Внимание к двум келейным иконам Преподобного Сергия даст нам возможность глубоко проникнуть сразу в два взаимовосполняющие и взаимонеобходимые вопроса: а именно, в вопрос о природе высокого искусства и в вопрос о характере высокого духа, — искусства догматической важности и духа русской исторической всеобщности. Эти две иконы — не только два памятника, в подлинности своей засвидетельствованные высоким духом, но и две идеи, направившие собою первоначальную русскую историю. Если икона Троицы — это то, что Преподобный Сергий творчески внес в русскую историю, то его «моленные иконы» — получены им от вселенского сознания через своих предков и лично. К величайшему счастью, в котором нельзя не видеть какого–то исторического Разума, как Троица, так и обе эти иконы, дошли до нас в превосходной сохранности.
(Флоренский 1969, 81).496
Этот глубокий «обратный» ход выдвигает новую, чрезвычайной важности, но и сложности проблемы — не зависимости созерцающего икону от иконы, но возможность, хотя бы только принципиальную, теоретическую, восстановления структуры личности созерцающего икону, его духа по, иконе, которая намолена им и значит для него все.

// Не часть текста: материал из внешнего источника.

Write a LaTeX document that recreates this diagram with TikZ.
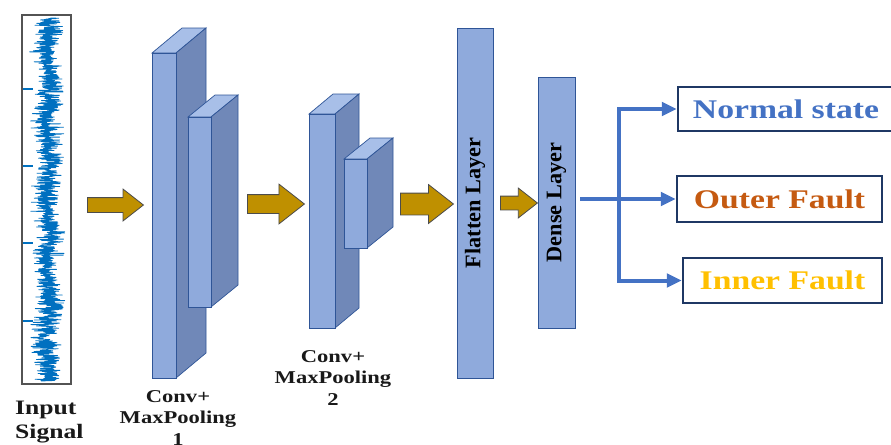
\documentclass[tikz,border=0pt]{standalone}
\usepackage{fontspec}
\setmainfont[FakeStretch=1.25]{Liberation Serif}
\newfontfamily\rotfont{Liberation Serif}
\usetikzlibrary{shapes.arrows,arrows.meta}

\definecolor{faceblue}{HTML}{8FAADC}
\definecolor{topblue}{HTML}{A8BFE8}
\definecolor{sideblue}{HTML}{7088B8}
\definecolor{edgeblue}{HTML}{2F5597}
\definecolor{gold}{HTML}{BF9000}
\definecolor{flowblue}{HTML}{4472C4}
\definecolor{navy}{HTML}{1F3864}
\definecolor{rust}{HTML}{C55A11}
\definecolor{amber}{HTML}{FFC000}
\definecolor{sigblue}{HTML}{0070C0}

% front face (#1,#2)--(#3,#4), pushed back by (#5,#6)
\def\slab(#1,#2)(#3,#4)(#5,#6){
	\draw[edge, fill=topblue] (#1,#2) -- ++(#5,#6) -- ++({#3-#1},0) -- (#3,#2) -- cycle;
	\draw[edge, fill=sideblue] (#3,#2) -- ++(#5,#6) -- ++(0,{#4-#2}) -- (#3,#4) -- cycle;
	\draw[edge, fill=faceblue] (#1,#2) rectangle (#3,#4);
}

\begin{document}
\begin{tikzpicture}[x=0.03cm, y=-0.03cm,
		edge/.style={draw=edgeblue, line width=0.6pt},
		layer/.style={draw=edgeblue, line width=0.8pt, fill=faceblue, inner sep=0pt},
		vtext/.style={rotate=90, inner sep=0pt, font=\rotfont\bfseries\fontsize{19}{21}\selectfont},
		goldarrow/.style={single arrow, anchor=tail, fill=gold, draw=gray!60!black, line width=0.7pt, inner xsep=0pt, single arrow tip angle=76},
		lbl/.style={inner sep=0pt, text=black!90},
		outbox/.style={draw=navy, line width=0.07cm, fill=white, inner sep=0pt, font=\fontsize{23}{26}\selectfont\bfseries},
		>={Triangle[length=0.45cm,width=0.4cm]},
		flow/.style={draw=flowblue, line width=0.12cm}]
	%%%%% START %%%%%
	\useasboundingbox (0,0) rectangle (891,444);
	
	% input signal
	\pgfmathsetseed{42}
	\draw[sigblue, line width=0.7pt, line join=round] plot[samples=1500, domain=18:381, variable=\t] ({48+2.5*sin(\t*5)+6.5*(rand+rand+rand)}, \t);
	\foreach \ty in {89,166,243,321}
		\draw[sigblue, line width=0.05cm] (22,\ty) -- (33,\ty);
	\draw[draw=gray!65!black, line width=0.05cm] (22,15) rectangle (71,384);
	\node[lbl, anchor=north west, align=left, font=\fontsize{17.5}{20.5}\selectfont\bfseries] (inlbl) at (15,401) {Input\\Signal};
	
	% conv + pooling stages
	\slab(152,53)(176,378)(30,-25)
	\slab(188,117)(211,307)(27,-22)
	\node[lbl, anchor=north, align=center, font=\fontsize{15.4}{18.4}\selectfont\bfseries] (conva) at (178,390) {Conv+\\MaxPooling\\1};
	
	\slab(309,114)(335,328)(24,-20)
	\slab(344,159)(367,248)(26,-21)
	\node[lbl, anchor=north, align=center, font=\fontsize{15.4}{18.4}\selectfont\bfseries] (convb) at (333,350) {Conv+\\MaxPooling\\2};
	
	% flatten and dense
	\node[layer, minimum width=1.08cm, minimum height=10.5cm, label={[vtext]center:Flatten Layer}] (flatten) at (475,203) {};
	\node[layer, minimum width=1.11cm, minimum height=7.53cm, label={[vtext]center:Dense Layer}] (dense) at (556.5,202.5) {};
	
	\node[goldarrow, minimum height=1.68cm, inner ysep=0.21cm, single arrow head extend=0.255cm] (arra) at (87,205) {};
	\node[goldarrow, minimum height=1.71cm, inner ysep=0.27cm, single arrow head extend=0.315cm] (arrb) at (247,204) {};
	\node[goldarrow, minimum height=1.59cm, inner ysep=0.315cm, single arrow head extend=0.255cm] (arrc) at (400,204) {};
	\node[goldarrow, minimum height=1.11cm, inner ysep=0.195cm, single arrow head extend=0.24cm] (arrd) at (500,203) {};
	
	% classes
	\node[outbox, text=flowblue, minimum width=6.48cm, minimum height=1.32cm] (normal) at (786,109) {Normal state};
	\node[outbox, text=rust, minimum width=6.15cm, minimum height=1.38cm] (outer) at (779.5,199) {Outer Fault};
	\node[outbox, text=amber, minimum width=5.97cm, minimum height=1.35cm] (inner) at (782.5,280.5) {Inner Fault};
	
	\coordinate (fork) at (619,199);
	\draw[flow, ->] ([xshift=0.15cm]dense.east |- outer.west) -- (outer.west);
	\draw[flow, <->] (normal.west) -| (fork) |- (inner.west);
	%%%%% END %%%%%
\end{tikzpicture}
\end{document}
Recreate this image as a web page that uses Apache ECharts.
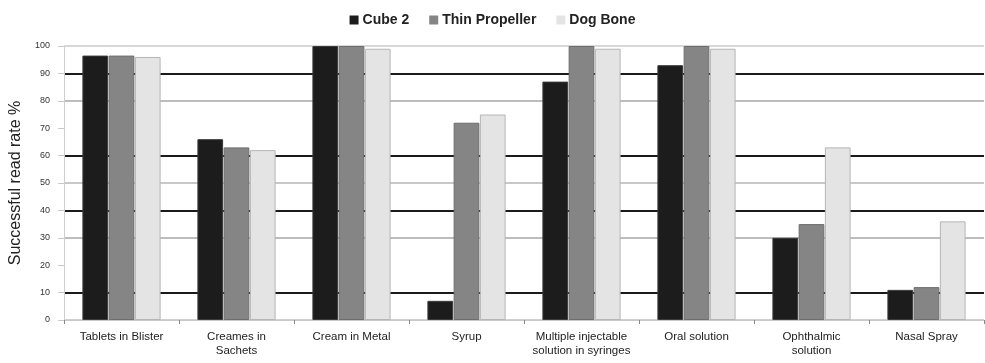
<!DOCTYPE html>
<html>
<head>
<meta charset="utf-8">
<script src="https://cdn.jsdelivr.net/npm/echarts@6/dist/echarts.min.js"></script>
<style>
  html, body { margin: 0; padding: 0; background: #fff; }
  #chart { width: 985px; height: 363px; }
</style>
</head>
<body>
<div id="chart"></div>
<script>
// Dosage forms tested
const categories = [
  'Tablets in Blister',
  'Creames in\nSachets',
  'Cream in Metal',
  'Syrup',
  'Multiple injectable\nsolution in syringes',
  'Oral solution',
  'Ophthalmic\nsolution',
  'Nasal Spray'
];

// Successful read rate (%) per tag design
const cube2 = [96.5, 66, 100, 7, 87, 93, 30, 11];
const thinPropeller = [96.5, 63, 100, 72, 100, 100, 35, 12];
const dogBone = [96, 62, 99, 75, 99, 99, 63, 36];

const yTicks = [0, 10, 20, 30, 40, 50, 60, 70, 80, 90, 100];

// One colour per horizontal grid line, from 0 up to 100
const gridColors = ['#d0d0d0', '#1a1a1a', '#ffffff', '#bdbdbd', '#1a1a1a', '#c8c8c8',
                    '#1a1a1a', '#ffffff', '#bdbdbd', '#1a1a1a', '#d8d8d8'];
const tickColors = ['#d0d0d0', '#1a1a1a', '#d0d0d0', '#d0d0d0', '#1a1a1a', '#d0d0d0',
                    '#1a1a1a', '#d0d0d0', '#d0d0d0', '#1a1a1a', '#d0d0d0'];

const chart = echarts.init(document.getElementById('chart'), null, { renderer: 'canvas' });

function barSeries(name, data, color, border) {
  return {
    name: name,
    type: 'bar',
    data: data,
    barGap: '2%',
    barCategoryGap: '32%',
    itemStyle: { color: color, borderColor: border, borderWidth: 1 }
  };
}

chart.setOption({
  animation: false,
  backgroundColor: '#ffffff',
  textStyle: { fontFamily: 'Liberation Sans, Arial, sans-serif' },
  legend: {
    top: 8,
    left: 'center',
    itemWidth: 9,
    itemHeight: 9,
    itemGap: 20,
    icon: 'rect',
    itemStyle: { borderWidth: 0 },
    textStyle: { fontSize: 14, fontWeight: 'bold', color: '#222', padding: [0, 0, 0, -1] },
    data: ['Cube 2', 'Thin Propeller', 'Dog Bone']
  },
  grid: { left: 63, right: 1, top: 46, bottom: 43, containLabel: false },
  xAxis: {
    type: 'category',
    data: categories,
    axisLine: { lineStyle: { color: '#c8c8c8', width: 1 } },
    axisTick: { show: true, length: 4, lineStyle: { color: '#888' } },
    axisLabel: { interval: 0, fontSize: 11.5, color: '#222', lineHeight: 14, margin: 10 }
  },
  yAxis: {
    type: 'value',
    min: yTicks[0],
    max: yTicks[yTicks.length - 1],
    interval: 10,
    name: 'Successful read rate %',
    nameLocation: 'middle',
    nameGap: 40,
    nameTextStyle: { fontSize: 16, color: '#222' },
    axisLine: { show: true, lineStyle: { color: '#cfcfcf' } },
    axisTick: { show: true, length: 6, lineStyle: { color: tickColors } },
    axisLabel: { fontSize: 9, color: '#333', margin: 14 },
    splitLine: { show: true, lineStyle: { color: gridColors, width: 2 } }
  },
  series: [
    barSeries('Cube 2', cube2, '#1c1c1c', '#3a3a3a'),
    barSeries('Thin Propeller', thinPropeller, '#858585', '#6e6e6e'),
    barSeries('Dog Bone', dogBone, '#e4e4e4', '#b5b5b5')
  ]
});
</script>
</body>
</html>
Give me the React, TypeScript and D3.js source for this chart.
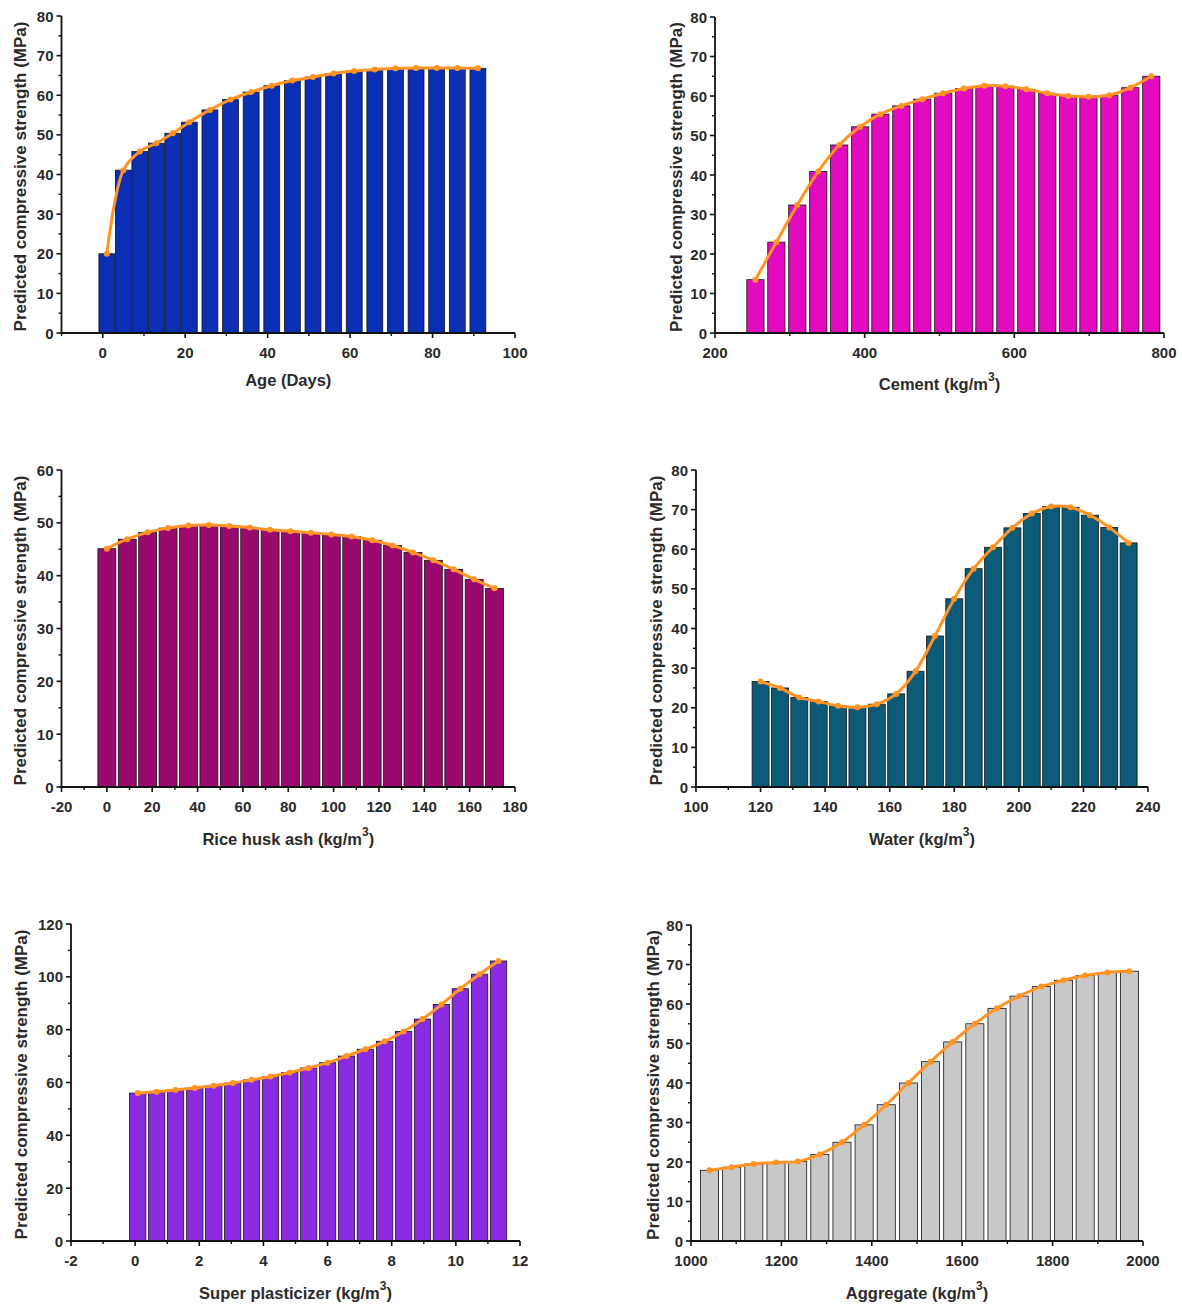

Очень возможно, что эти иконы раньше были семейными, знакомыми Сергию с детства, спасенными во время разгрома Ростова. Конечно, нельзя исключать, что обе иконы попали к нему случайно, кем–то были принесены в дар, но и в этом случае то, что Сергий сделал их своими келейными иконами, не может быть случайностью. Не случайно и то, что после кончины Сергия обе иконы находились около раки, в которой покоились останки преподобного. Непрерывное монастырское предание и «Опись Троицкого монастыря», произведенная в 1641–1643 гг. Симоном Азарьиным, подтверждают подлинность этих икон. К счастью, и датировка икон XIV веком оказывается практически бесспорной.
Но сказать о принципиальной возможности реконструкции духовной структуры Сергия по любимым им келейным иконам его моления еще недостаточно, чтобы реально проделать путь от этих двух икон к самому Сергию. Разумеется, иконы были намолены ежедневными глубокими молитвами преподобного; они постоянно находились перед ним, они вызывали в нем образы святости и были как бы окнами, распахнутыми в сторону Бога, более того, они были одушевлены и образовывали вокруг себя (по аналогии с ноосферой) пространство веры — «писто–сферу» и пространство святости — «иеро–сферу», в которые был вовлечен и Сергий, к этим пространствам адаптировавшийся. Дух Сергия и дух этих икон были одной природы, и в известном отношении верна максима — «что в одном, то и в другом», и поэтому сложность не в самом восстановлении по иконам того, кто созерцает их и молится им, но в установлении конкретно того в иконных ликах, что отсылает к соответствующим характеристикам духовного облика созерцающего. Сильно, но и сознательно гипертрофируя ситуацию, можно сказать, что весьма сложным образом признаки тех, кто «изображен» на иконах, а точнее, кто на них явлен, отсылают к определенным признакам пространства сергиевой духовной структуры. И это действительно не только в отношении к лику Николы чудотворца, но и к лику Богоматери. Но при попытке такого перехода от внешних физических особенностей лика к внутренним духовным особенностям его созерцателя совершенно необходима процедура углубляющейся реконструкции в отношении самого лика, предполагающей узрение за особенностями лба, глаз, губ, подбородка, шеи, рук и т. п. того, что стоит за ними в духовном плане носителей этих «физических» признаков. Флоренский сознательно и аналитически проделывает эту работу, хотя, кажется, в данном случае он занимается верификацией, приведением того, что на языке сего дня и сего мира принимается за доказательство. Сам он, похоже, еще до начала анализа видел главное.